Further, the warm water circulation pump can circulate warm water
through the at least one water heater and through the warm water
loop. In a number of embodiments, each zone can further include a
warm-water inlet for passing water from the warm water loop to the
conduit, a warm-water outlet for passing water from the conduit to
the warm water loop, and a warm water control valve for passing
warm water between the warm water loop and the conduit. In a number
of such embodiments, the warm water control valve is located in the
warm-water inlet or in the warm-water outlet, the warm-water inlet
is connected to the supply portion of the conduit, and the
warm-water outlet is connected to the return portion of the
conduit, for example.
In various such embodiments, in each zone, one of the chilled-water
control valve or the warm-water control valve is connected to the
supply portion of the conduit and the other of the chilled-water
control valve or the warm-water control valve is connected to the
return portion of the conduit. Moreover, in a number of
embodiments, in each zone, one of the warm-water inlet or the
warm-water outlet includes a check valve, one of the chilled-water
inlet or the chilled-water outlet includes a check valve, one of
the chilled-water inlet or the warm-water inlet includes a check
valve, and one of the chilled-water outlet or the warm-water outlet
includes a check valve. Further, in particular embodiments, for
example, in each of multiple zones, the zone pump is a
multiple-speed zone pump and the digital controller is further
specifically configured to control speed of the zone pump based at
least upon input from the zone or space temperature sensor or
thermostat located within the at least one zone to control
temperature of the at least one zone. Even further, in certain
embodiments, each zone can further include a device connecting the
supply portion of the conduit to the return portion of the conduit
for recirculating the water in the conduit and in the at least one
chilled beam and for restricting flow of the water from the return
portion to the supply portion, for example, to provide for flow of
the water through the chilled-water inlet and the chilled-water
outlet for controlling temperature of the at least one chilled
beam.
Further, in a number of embodiments, at least one chilled beam in
each zone is an active chilled beam, and the multiple-zone chilled
beam air conditioning system further includes an outside air
delivery system delivering outside air to the at least one chilled
beam in each zone. In particular embodiments, for example, the
outside air delivery system can include a central controller, the
outside air delivery system delivers dehumidified air to each zone,
and the central controller is specifically configured to use
readings from each zone humidistat to control how much humidity is
removed from the outside air in the outside air delivery system
delivering outside air to the at least one chilled beam in each
zone. Further still, in certain embodiments, the chilled-water
distribution system can include only one chilled water loop rather
than a chilled water supply loop and a separate chilled water
return loop.
Further, other specific embodiments of the invention provide
various methods, for example, of controlling at least one chilled
beam in a zone of a multi-zone air conditioning system, for
instance, to reduce energy consumption, increase capacity, or both.

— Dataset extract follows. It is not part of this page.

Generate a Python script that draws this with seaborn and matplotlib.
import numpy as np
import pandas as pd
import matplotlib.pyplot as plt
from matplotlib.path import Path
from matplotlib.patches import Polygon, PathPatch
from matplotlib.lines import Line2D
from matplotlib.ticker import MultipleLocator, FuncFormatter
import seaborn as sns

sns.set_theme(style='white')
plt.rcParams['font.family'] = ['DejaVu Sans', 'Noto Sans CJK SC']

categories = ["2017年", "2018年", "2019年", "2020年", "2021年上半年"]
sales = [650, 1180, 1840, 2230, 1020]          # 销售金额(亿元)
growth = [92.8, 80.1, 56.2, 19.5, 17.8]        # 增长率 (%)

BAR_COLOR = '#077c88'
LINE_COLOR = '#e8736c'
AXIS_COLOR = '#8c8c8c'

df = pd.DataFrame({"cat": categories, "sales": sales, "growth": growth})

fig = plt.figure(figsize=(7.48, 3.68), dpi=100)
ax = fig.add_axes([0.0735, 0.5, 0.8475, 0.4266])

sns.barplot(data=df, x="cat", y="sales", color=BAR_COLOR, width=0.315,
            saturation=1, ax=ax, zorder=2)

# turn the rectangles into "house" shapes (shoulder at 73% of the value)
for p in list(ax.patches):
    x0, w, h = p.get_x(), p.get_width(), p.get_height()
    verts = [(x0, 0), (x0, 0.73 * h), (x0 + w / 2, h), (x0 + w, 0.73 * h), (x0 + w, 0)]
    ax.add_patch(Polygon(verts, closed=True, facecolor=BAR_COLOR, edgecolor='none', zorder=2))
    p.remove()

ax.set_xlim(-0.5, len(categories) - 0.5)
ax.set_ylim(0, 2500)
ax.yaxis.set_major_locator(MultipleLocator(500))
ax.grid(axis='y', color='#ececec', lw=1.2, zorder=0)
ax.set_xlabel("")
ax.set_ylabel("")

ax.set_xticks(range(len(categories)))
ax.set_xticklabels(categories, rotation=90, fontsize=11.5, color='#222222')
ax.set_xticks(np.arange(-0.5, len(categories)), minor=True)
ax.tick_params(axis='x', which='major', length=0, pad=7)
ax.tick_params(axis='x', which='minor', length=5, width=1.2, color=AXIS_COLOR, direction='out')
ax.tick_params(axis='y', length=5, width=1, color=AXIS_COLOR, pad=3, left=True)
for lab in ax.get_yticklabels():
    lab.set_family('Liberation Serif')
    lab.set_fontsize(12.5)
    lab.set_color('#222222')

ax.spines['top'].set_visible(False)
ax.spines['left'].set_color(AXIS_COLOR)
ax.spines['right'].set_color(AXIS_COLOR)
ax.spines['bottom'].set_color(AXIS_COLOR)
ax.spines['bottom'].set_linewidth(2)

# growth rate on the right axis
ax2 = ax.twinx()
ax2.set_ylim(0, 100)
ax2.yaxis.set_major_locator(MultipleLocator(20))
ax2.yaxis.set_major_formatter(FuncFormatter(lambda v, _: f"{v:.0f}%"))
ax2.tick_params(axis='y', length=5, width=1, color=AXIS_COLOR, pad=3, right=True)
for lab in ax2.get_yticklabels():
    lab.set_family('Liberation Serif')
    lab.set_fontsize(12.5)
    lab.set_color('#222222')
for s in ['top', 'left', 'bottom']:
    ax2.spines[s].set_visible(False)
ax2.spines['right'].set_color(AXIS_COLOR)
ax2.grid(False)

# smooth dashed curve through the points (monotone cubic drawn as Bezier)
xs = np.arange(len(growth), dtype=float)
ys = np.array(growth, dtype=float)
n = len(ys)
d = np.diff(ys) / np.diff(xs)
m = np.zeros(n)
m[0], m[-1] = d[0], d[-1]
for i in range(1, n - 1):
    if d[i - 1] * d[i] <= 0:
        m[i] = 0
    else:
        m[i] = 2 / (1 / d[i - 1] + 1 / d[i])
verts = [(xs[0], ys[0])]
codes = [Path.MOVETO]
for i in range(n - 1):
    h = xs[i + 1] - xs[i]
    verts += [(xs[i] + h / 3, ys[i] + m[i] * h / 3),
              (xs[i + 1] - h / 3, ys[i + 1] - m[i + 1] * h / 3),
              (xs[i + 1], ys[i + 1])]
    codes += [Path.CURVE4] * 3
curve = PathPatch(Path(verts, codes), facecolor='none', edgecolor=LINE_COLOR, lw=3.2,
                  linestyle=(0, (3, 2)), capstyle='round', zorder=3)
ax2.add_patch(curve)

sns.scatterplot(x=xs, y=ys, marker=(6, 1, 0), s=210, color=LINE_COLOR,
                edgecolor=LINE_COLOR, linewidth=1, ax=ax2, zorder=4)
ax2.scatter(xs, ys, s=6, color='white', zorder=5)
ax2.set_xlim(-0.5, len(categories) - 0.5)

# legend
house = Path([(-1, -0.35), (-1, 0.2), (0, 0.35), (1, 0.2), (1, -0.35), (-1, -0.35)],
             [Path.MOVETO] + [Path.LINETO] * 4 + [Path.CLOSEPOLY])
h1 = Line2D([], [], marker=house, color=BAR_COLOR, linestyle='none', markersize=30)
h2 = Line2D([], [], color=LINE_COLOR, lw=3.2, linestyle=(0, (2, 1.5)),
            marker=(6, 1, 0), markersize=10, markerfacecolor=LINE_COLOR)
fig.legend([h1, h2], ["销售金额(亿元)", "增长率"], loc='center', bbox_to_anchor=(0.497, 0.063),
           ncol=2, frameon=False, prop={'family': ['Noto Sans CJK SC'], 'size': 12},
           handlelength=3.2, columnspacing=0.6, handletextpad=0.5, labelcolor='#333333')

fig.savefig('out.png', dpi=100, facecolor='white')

In a number of such embodiments, the at least one chilled beam is
cooled with chilled water. Such a method can include, for example,
at least the acts of operating a zone pump, measuring space
temperature within the zone, measuring humidity or dew point within
the zone, measuring temperature of water entering the at least one
chilled beam, and automatically modulating at least one
chilled-water control valve. The act of operating the zone pump can
include, in a number of embodiments, operating a zone pump serving
the zone that both recirculates water through the at least one
chilled beam and circulates chilled water from a chilled-water
distribution system into the at least one chilled beam. Further,
the act of automatically modulating at least one chilled-water
control valve can include regulating how much water passing through
the zone pump is recirculated through the at least one chilled beam
and how much of the water passing through the zone pump is
circulated from the chilled water distribution system. Even
further, the act of automatically modulating the at least one
chilled-water control valve can include maintaining the temperature
of the water entering the at least one chilled beam at least a
predetermined temperature differential above the dew point within
the zone.
In addition, various other embodiments of the invention are also
described herein, and other benefits of certain embodiments may be
apparent to a person of ordinary skill in the art.
DETAILED DESCRIPTION OF EXAMPLES OF EMBODIMENTS
FIG. 1 illustrates an example of a controllable chilled-beam zone
module for controlling at least one zone of a chilled-beam heating
and air conditioning system, controllable chilled-beam zone pump
module 100. In this particular embodiment, controllable
chilled-beam zone pump module 100 includes chilled-water inlet
valve 110, warm-water inlet valve 120, chilled-water outlet valve
130, warm-water outlet valve 140, conduit 150, and zone pump 160
(e.g., constant speed, step controlled or variable flow). Other
embodiments may include some of these components, but not others,
and various embodiments may include additional components as well.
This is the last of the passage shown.